[BEGIN]

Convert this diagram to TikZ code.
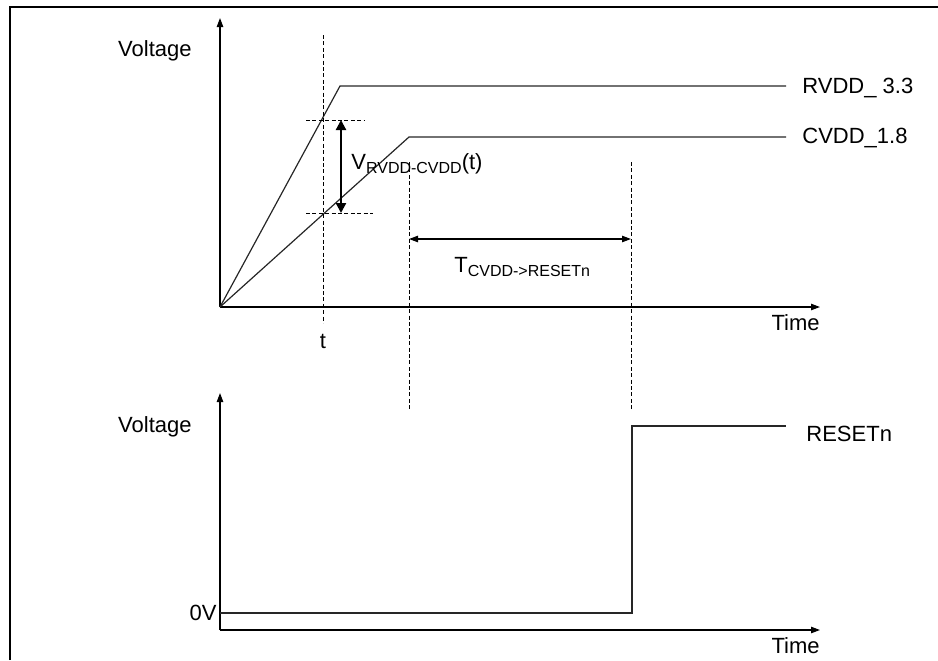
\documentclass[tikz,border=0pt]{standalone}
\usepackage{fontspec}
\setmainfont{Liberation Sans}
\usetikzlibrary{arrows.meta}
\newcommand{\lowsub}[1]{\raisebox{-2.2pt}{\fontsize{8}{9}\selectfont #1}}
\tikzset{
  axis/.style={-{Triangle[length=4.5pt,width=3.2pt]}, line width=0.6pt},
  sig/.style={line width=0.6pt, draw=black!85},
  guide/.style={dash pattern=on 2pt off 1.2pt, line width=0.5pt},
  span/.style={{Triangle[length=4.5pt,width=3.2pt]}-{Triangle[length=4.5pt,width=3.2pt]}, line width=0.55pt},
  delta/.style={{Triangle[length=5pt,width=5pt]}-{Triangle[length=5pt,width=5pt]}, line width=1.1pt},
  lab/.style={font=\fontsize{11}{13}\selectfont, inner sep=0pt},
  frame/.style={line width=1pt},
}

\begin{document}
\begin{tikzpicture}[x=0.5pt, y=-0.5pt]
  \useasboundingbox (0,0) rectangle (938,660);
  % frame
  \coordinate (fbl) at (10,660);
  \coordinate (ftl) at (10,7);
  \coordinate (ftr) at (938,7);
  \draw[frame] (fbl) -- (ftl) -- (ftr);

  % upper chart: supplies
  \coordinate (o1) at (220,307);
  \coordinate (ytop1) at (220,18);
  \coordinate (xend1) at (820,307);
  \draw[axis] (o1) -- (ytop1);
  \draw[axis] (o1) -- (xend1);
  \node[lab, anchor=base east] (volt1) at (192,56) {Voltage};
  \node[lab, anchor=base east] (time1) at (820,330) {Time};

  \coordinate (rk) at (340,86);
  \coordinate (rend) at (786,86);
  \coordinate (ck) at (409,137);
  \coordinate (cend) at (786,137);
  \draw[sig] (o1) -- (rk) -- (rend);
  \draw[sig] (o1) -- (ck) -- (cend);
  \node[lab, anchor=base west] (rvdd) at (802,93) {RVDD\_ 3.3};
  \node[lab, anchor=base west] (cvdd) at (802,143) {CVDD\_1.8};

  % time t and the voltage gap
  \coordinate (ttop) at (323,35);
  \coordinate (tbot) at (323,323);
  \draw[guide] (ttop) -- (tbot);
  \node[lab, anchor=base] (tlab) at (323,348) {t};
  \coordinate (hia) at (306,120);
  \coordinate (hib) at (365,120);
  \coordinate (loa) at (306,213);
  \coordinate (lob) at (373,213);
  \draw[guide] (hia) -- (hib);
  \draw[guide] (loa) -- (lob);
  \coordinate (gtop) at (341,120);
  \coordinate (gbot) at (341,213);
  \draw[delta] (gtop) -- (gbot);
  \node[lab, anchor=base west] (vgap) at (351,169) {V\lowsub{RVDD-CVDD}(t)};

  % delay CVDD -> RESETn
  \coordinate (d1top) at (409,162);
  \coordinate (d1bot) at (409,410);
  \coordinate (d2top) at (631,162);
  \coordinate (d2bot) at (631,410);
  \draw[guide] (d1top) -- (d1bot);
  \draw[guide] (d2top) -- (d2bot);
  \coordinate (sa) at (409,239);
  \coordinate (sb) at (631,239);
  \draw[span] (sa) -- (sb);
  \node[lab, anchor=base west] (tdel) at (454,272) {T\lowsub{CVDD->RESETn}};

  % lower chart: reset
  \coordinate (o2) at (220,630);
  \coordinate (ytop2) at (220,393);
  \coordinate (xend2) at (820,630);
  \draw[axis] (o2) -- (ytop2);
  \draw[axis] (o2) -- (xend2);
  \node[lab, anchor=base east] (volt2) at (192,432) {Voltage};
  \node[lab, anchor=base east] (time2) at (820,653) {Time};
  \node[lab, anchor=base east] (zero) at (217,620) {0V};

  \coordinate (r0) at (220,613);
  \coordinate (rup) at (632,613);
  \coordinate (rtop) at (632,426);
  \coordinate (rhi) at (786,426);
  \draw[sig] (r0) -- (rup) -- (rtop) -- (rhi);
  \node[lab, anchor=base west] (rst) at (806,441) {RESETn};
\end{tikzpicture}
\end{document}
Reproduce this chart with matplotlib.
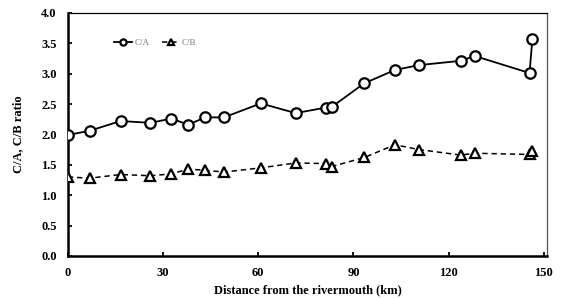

[END]

EXERCISE:
Pictures in the records must not appear in the copy; transcribe everything else precisely.

WRITTEN RESPONSE:
Convert this diagram to TikZ code.
\documentclass[tikz,border=0pt]{standalone}
\usepackage{fontspec}
\setmainfont{Liberation Sans}
\usetikzlibrary{arrows.meta}
\newcommand{\lowsub}[1]{\raisebox{-2.2pt}{\fontsize{8}{9}\selectfont #1}}
\tikzset{
  axis/.style={-{Triangle[length=4.5pt,width=3.2pt]}, line width=0.6pt},
  sig/.style={line width=0.6pt, draw=black!85},
  guide/.style={dash pattern=on 2pt off 1.2pt, line width=0.5pt},
  span/.style={{Triangle[length=4.5pt,width=3.2pt]}-{Triangle[length=4.5pt,width=3.2pt]}, line width=0.55pt},
  delta/.style={{Triangle[length=5pt,width=5pt]}-{Triangle[length=5pt,width=5pt]}, line width=1.1pt},
  lab/.style={font=\fontsize{11}{13}\selectfont, inner sep=0pt},
  frame/.style={line width=1pt},
}

\begin{document}
\begin{tikzpicture}[x=0.5pt, y=-0.5pt]
  \useasboundingbox (0,0) rectangle (938,660);
  % frame
  \coordinate (fbl) at (10,660);
  \coordinate (ftl) at (10,7);
  \coordinate (ftr) at (938,7);
  \draw[frame] (fbl) -- (ftl) -- (ftr);

  % upper chart: supplies
  \coordinate (o1) at (220,307);
  \coordinate (ytop1) at (220,18);
  \coordinate (xend1) at (820,307);
  \draw[axis] (o1) -- (ytop1);
  \draw[axis] (o1) -- (xend1);
  \node[lab, anchor=base east] (volt1) at (192,56) {Voltage};
  \node[lab, anchor=base east] (time1) at (820,330) {Time};

  \coordinate (rk) at (340,86);
  \coordinate (rend) at (786,86);
  \coordinate (ck) at (409,137);
  \coordinate (cend) at (786,137);
  \draw[sig] (o1) -- (rk) -- (rend);
  \draw[sig] (o1) -- (ck) -- (cend);
  \node[lab, anchor=base west] (rvdd) at (802,93) {RVDD\_ 3.3};
  \node[lab, anchor=base west] (cvdd) at (802,143) {CVDD\_1.8};

  % time t and the voltage gap
  \coordinate (ttop) at (323,35);
  \coordinate (tbot) at (323,323);
  \draw[guide] (ttop) -- (tbot);
  \node[lab, anchor=base] (tlab) at (323,348) {t};
  \coordinate (hia) at (306,120);
  \coordinate (hib) at (365,120);
  \coordinate (loa) at (306,213);
  \coordinate (lob) at (373,213);
  \draw[guide] (hia) -- (hib);
  \draw[guide] (loa) -- (lob);
  \coordinate (gtop) at (341,120);
  \coordinate (gbot) at (341,213);
  \draw[delta] (gtop) -- (gbot);
  \node[lab, anchor=base west] (vgap) at (351,169) {V\lowsub{RVDD-CVDD}(t)};

  % delay CVDD -> RESETn
  \coordinate (d1top) at (409,162);
  \coordinate (d1bot) at (409,410);
  \coordinate (d2top) at (631,162);
  \coordinate (d2bot) at (631,410);
  \draw[guide] (d1top) -- (d1bot);
  \draw[guide] (d2top) -- (d2bot);
  \coordinate (sa) at (409,239);
  \coordinate (sb) at (631,239);
  \draw[span] (sa) -- (sb);
  \node[lab, anchor=base west] (tdel) at (454,272) {T\lowsub{CVDD->RESETn}};

  % lower chart: reset
  \coordinate (o2) at (220,630);
  \coordinate (ytop2) at (220,393);
  \coordinate (xend2) at (820,630);
  \draw[axis] (o2) -- (ytop2);
  \draw[axis] (o2) -- (xend2);
  \node[lab, anchor=base east] (volt2) at (192,432) {Voltage};
  \node[lab, anchor=base east] (time2) at (820,653) {Time};
  \node[lab, anchor=base east] (zero) at (217,620) {0V};

  \coordinate (r0) at (220,613);
  \coordinate (rup) at (632,613);
  \coordinate (rtop) at (632,426);
  \coordinate (rhi) at (786,426);
  \draw[sig] (r0) -- (rup) -- (rtop) -- (rhi);
  \node[lab, anchor=base west] (rst) at (806,441) {RESETn};
\end{tikzpicture}
\end{document}
Reproduce this chart with matplotlib.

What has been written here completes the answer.